→ **Given exercise**: List each line of the data in which the string "Output" appears.

<<<<

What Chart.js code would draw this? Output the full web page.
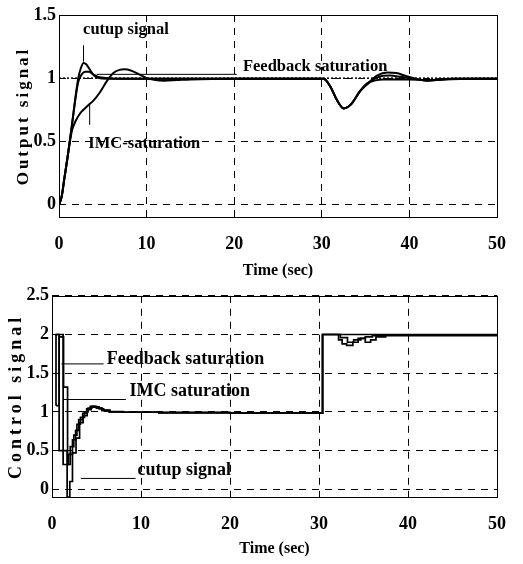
<!DOCTYPE html>
<html><head><meta charset="utf-8">
<script src="https://cdn.jsdelivr.net/npm/chart.js@4/dist/chart.umd.min.js"></script>
<style>
html,body{margin:0;padding:0;background:#fff;}
#wrap{position:relative;width:523px;height:564px;background:#fff;}
canvas{position:absolute;left:0;}
#c1{top:0;}
#c2{top:282px;}
</style></head>
<body><div id="wrap"><canvas id="c1" width="523" height="282"></canvas><canvas id="c2" width="523" height="282"></canvas></div>
<script>
// ---------- Output signal (top chart) ----------
const cutupT = [0, 0.3, 0.6, 0.95, 1.25, 1.5, 1.9, 2.2, 2.5, 2.8, 3.1, 3.5, 4.0, 4.5, 5.5, 7, 10, 15, 20, 25, 30.2, 31, 31.7, 32.5, 33.3, 34.4, 35.2, 36, 37, 38.5, 40, 42, 45, 50];
const cutupV = [0, 0.06, 0.2, 0.36, 0.51, 0.64, 0.86, 1.0, 1.08, 1.12, 1.11, 1.07, 1.02, 1.0, 0.995, 0.995, 0.995, 0.995, 0.995, 0.995, 0.995, 0.93, 0.83, 0.76, 0.79, 0.9, 0.96, 0.98, 0.99, 0.99, 0.99, 0.985, 0.995, 0.995];
const feedT = [0, 0.3, 0.6, 0.95, 1.25, 1.5, 1.9, 2.2, 2.6, 3.0, 3.4, 3.9, 4.5, 5.5, 7, 10, 15, 20, 25, 30.2, 31, 31.7, 32.5, 33.3, 34.4, 35.3, 36.3, 37.5, 38.5, 39.5, 41, 42, 44, 50];
const feedV = [0, 0.06, 0.2, 0.36, 0.51, 0.64, 0.85, 0.97, 1.03, 1.05, 1.05, 1.03, 1.01, 1.0, 0.995, 0.995, 0.995, 0.995, 0.995, 0.995, 0.93, 0.83, 0.76, 0.79, 0.9, 0.96, 1.02, 1.045, 1.04, 1.02, 0.99, 0.98, 0.99, 0.995];
const imcT = [0, 0.3, 0.6, 0.95, 1.25, 1.5, 1.9, 2.4, 2.8, 3.4, 3.9, 4.6, 5.5, 6.2, 6.9, 7.5, 8.2, 9.0, 10, 11, 12, 13.5, 15, 20, 25, 30.2, 31, 31.7, 32.5, 33.3, 34.4, 35.5, 36.5, 37.8, 39, 40.5, 42, 43, 45, 50];
const imcV = [0, 0.06, 0.2, 0.36, 0.5, 0.59, 0.66, 0.72, 0.75, 0.79, 0.82, 0.88, 0.98, 1.04, 1.065, 1.07, 1.06, 1.035, 1.0, 0.985, 0.98, 0.985, 0.99, 0.995, 0.995, 0.995, 0.93, 0.83, 0.76, 0.79, 0.9, 0.97, 1.01, 1.02, 1.01, 0.995, 0.98, 0.985, 0.995, 0.995];
const refT = [0, 50];
const refV = [1, 1];
const outXTicks = [0, 10, 20, 30, 40, 50];
const outXLabels = ['0', '10', '20', '30', '40', '50'];
const outYTicks = [0, 0.5, 1, 1.5];
const outYLabels = ['0', '0.5', '1', '1.5'];

// ---------- Control signal (bottom chart) ----------
const fsT = [0.45, 0.45, 1.25, 1.85, 2.3, 2.65, 3.0, 3.45, 3.9, 4.3, 4.8, 5.3, 5.8, 6.5, 8, 12, 20, 30.4, 32.2, 32.6, 33.1, 33.8, 34.4, 35.2, 36, 37, 50];
const fsV = [1.08, 2.0, 0.32, 0.45, 0.64, 0.76, 0.9, 0.98, 1.04, 1.07, 1.065, 1.04, 1.02, 1.005, 0.995, 0.99, 0.985, 2.0, 1.93, 1.88, 1.86, 1.9, 1.95, 1.97, 1.985, 1.99, 1.99];
const imcCT = [0.45, 0.8, 1.3, 1.75, 2.05, 2.45, 2.8, 3.2, 3.65, 4.05, 4.5, 5.0, 5.6, 6.4, 8, 12, 20, 30.4, 32.4, 33.2, 33.9, 34.7, 35.2, 35.8, 36.4, 37.5, 50];
const imcCV = [1.08, 1.97, 1.32, 0.32, 0.55, 0.7, 0.84, 0.93, 1.0, 1.05, 1.07, 1.05, 1.02, 1.0, 0.995, 0.99, 0.985, 2.0, 1.96, 1.9, 1.93, 1.95, 1.9, 1.93, 1.97, 1.985, 1.99];
const cutCT = [0.45, 0.8, 1.7, 2.0, 2.3, 2.7, 3.1, 3.5, 3.95, 4.4, 5.0, 5.6, 6.5, 8, 12, 20, 30.4, 50];
const cutCV = [2.0, 0.5, -0.1, 0.1, 0.47, 0.66, 0.86, 0.95, 1.03, 1.06, 1.05, 1.02, 1.0, 0.995, 0.99, 0.985, 2.0, 1.99];
const ctlXTicks = [0, 10, 20, 30, 40, 50];
const ctlXLabels = ['0', '10', '20', '30', '40', '50'];
const ctlYTicks = [0, 0.5, 1, 1.5, 2, 2.5];
const ctlYLabels = ['0', '0.5', '1', '1.5', '2', '2.5'];

// ---------- annotation texts ----------
const outNoteTexts = ['cutup signal', 'Feedback saturation', 'IMC-saturation'];
const ctlNoteTexts = ['Feedback saturation', 'IMC saturation', 'cutup signal'];

// ---------- helpers ----------
const pts = (t, v) => t.map((x, i) => ({x: x, y: v[i]}));
const FONT = '"Liberation Serif", "Times New Roman", serif';
Chart.defaults.font.family = FONT;
Chart.defaults.color = '#000';

const framePlugin = {
  id: 'frame',
  beforeDatasetsDraw(chart) {
    const {ctx, chartArea: a} = chart;
    ctx.save();
    ctx.strokeStyle = '#000';
    ctx.lineWidth = 1;
    ctx.setLineDash([]);
    ctx.strokeRect(Math.round(a.left) + 0.5, Math.round(a.top) + 0.5, Math.round(a.right - a.left), Math.round(a.bottom - a.top));
    ctx.restore();
  }
};

const notesPlugin = {
  id: 'notes',
  afterDatasetsDraw(chart, args, opts) {
    const {ctx} = chart;
    const xs = chart.scales.x, ys = chart.scales.y;
    ctx.save();
    ctx.strokeStyle = '#000';
    ctx.lineWidth = 1;
    ctx.setLineDash([]);
    (opts.leaders || []).forEach(l => {
      ctx.beginPath();
      ctx.moveTo(xs.getPixelForValue(l[0]), ys.getPixelForValue(l[1]));
      ctx.lineTo(xs.getPixelForValue(l[2]), ys.getPixelForValue(l[3]));
      ctx.stroke();
    });
    ctx.fillStyle = '#000';
    ctx.font = 'bold ' + opts.size + 'px ' + FONT;
    ctx.textAlign = 'left';
    ctx.textBaseline = 'middle';
    (opts.items || []).forEach(n => {
      ctx.fillText(n.text, xs.getPixelForValue(n.t), ys.getPixelForValue(n.v));
    });
    ctx.restore();
  }
};

const spacedTitlePlugin = {
  id: 'spacedTitle',
  beforeDraw(chart, args, opts) {
    const sc = chart.scales.y;
    if (sc && !sc.__spaced) {
      const orig = sc.drawTitle;
      sc.drawTitle = function () {
        const ctx = this.ctx;
        const prev = ctx.letterSpacing;
        if ('letterSpacing' in ctx) ctx.letterSpacing = opts.spacing + 'px';
        orig.call(this);
        if ('letterSpacing' in ctx) ctx.letterSpacing = prev;
      };
      sc.__spaced = true;
    }
  }
};

function lineDs(label, t, v, extra) {
  return Object.assign({
    label: label, data: pts(t, v), borderColor: '#000', backgroundColor: '#000',
    borderWidth: 2, pointRadius: 0, fill: false
  }, extra || {});
}

function axisX(ticks, labels, xHeight, titlePadBottom) {
  return {
    type: 'linear', min: 0, max: 50,
    afterBuildTicks: s => { s.ticks = ticks.map(v => ({value: v})); },
    afterFit: s => { s.height = xHeight; },
    grid: {color: '#000', lineWidth: 1, drawTicks: false},
    border: {display: false, dash: [7, 6]},
    ticks: {padding: 17, autoSkip: false, maxRotation: 0, color: '#000',
      font: {size: 18, weight: 'bold'}, callback: (v, i) => labels[i]},
    title: {display: true, text: 'Time (sec)', color: '#000',
      font: {size: 16, weight: 'bold'}, padding: {top: 0, bottom: titlePadBottom}}
  };
}

function axisY(min, max, ticks, labels, yWidth, title, titleSize, titlePadTop) {
  return {
    type: 'linear', min: min, max: max,
    afterBuildTicks: s => { s.ticks = ticks.map(v => ({value: v})); },
    afterFit: s => { s.width = yWidth; },
    grid: {color: '#000', lineWidth: 1, drawTicks: false},
    border: {display: false, dash: [7, 6]},
    ticks: {padding: 3, autoSkip: false, color: '#000',
      font: {size: 18, weight: 'bold'}, callback: (v, i) => labels[i]},
    title: {display: true, text: title, color: '#000',
      font: {size: titleSize, weight: 'bold'}, padding: {top: titlePadTop, bottom: 0}}
  };
}

new Chart(document.getElementById('c1'), {
  type: 'line',
  data: {datasets: [
    lineDs('cutup signal', cutupT, cutupV, {cubicInterpolationMode: 'monotone'}),
    lineDs('Feedback saturation', feedT, feedV, {cubicInterpolationMode: 'monotone'}),
    lineDs('IMC-saturation', imcT, imcV, {cubicInterpolationMode: 'monotone'}),
    lineDs('setpoint', refT, refV, {borderWidth: 1.5, borderDash: [2, 2]})
  ]},
  options: {
    responsive: false, animation: false, events: [],
    layout: {padding: {left: 0, right: 10, top: 15, bottom: 0}},
    plugins: {
      legend: {display: false}, tooltip: {enabled: false},
      spacedTitle: {spacing: 3},
      notes: {
        size: 16.5,
        items: [
          {text: outNoteTexts[0], t: 2.75, v: 1.385},
          {text: outNoteTexts[1], t: 21.0, v: 1.09},
          {text: outNoteTexts[2], t: 3.35, v: 0.48}
        ],
        leaders: [[2.8, 1.26, 2.8, 1.13], [4.3, 1.03, 20.3, 1.03], [3.5, 0.8, 3.5, 0.63]]
      }
    },
    scales: {
      x: axisX(outXTicks, outXLabels, 65, 2),
      y: axisY(-0.1, 1.5, outYTicks, outYLabels, 59, 'Output signal', 17, 13)
    }
  },
  plugins: [framePlugin, notesPlugin, spacedTitlePlugin]
});

new Chart(document.getElementById('c2'), {
  type: 'line',
  data: {datasets: [
    lineDs('Feedback saturation', fsT, fsV, {stepped: true, borderWidth: 1.7}),
    lineDs('IMC saturation', imcCT, imcCV, {stepped: true, borderWidth: 1.7}),
    lineDs('cutup signal', cutCT, cutCV, {stepped: true, borderWidth: 1.7})
  ]},
  options: {
    responsive: false, animation: false, events: [],
    layout: {padding: {left: 0, right: 13, top: 12, bottom: 0}},
    plugins: {
      legend: {display: false}, tooltip: {enabled: false},
      spacedTitle: {spacing: 4},
      notes: {
        size: 18,
        items: [
          {text: ctlNoteTexts[0], t: 6.15, v: 1.68},
          {text: ctlNoteTexts[1], t: 8.7, v: 1.26},
          {text: ctlNoteTexts[2], t: 9.6, v: 0.24}
        ],
        leaders: [[1.06, 1.62, 5.8, 1.62], [1.24, 1.16, 8.3, 1.16], [3.24, 0.14, 9.4, 0.14]]
      }
    },
    scales: {
      x: axisX(ctlXTicks, ctlXLabels, 67, 6),
      y: axisY(-0.1, 2.5, ctlYTicks, ctlYLabels, 52, 'Control signal', 18, 6)
    }
  },
  plugins: [framePlugin, notesPlugin, spacedTitlePlugin]
});
</script></body></html>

>>>>

→ **Answer**:
What Chart.js code would draw this? Output the full web page.
// ---------- Output signal (top chart) ----------
      y: axisY(-0.1, 1.5, outYTicks, outYLabels, 59, 'Output signal', 17, 13)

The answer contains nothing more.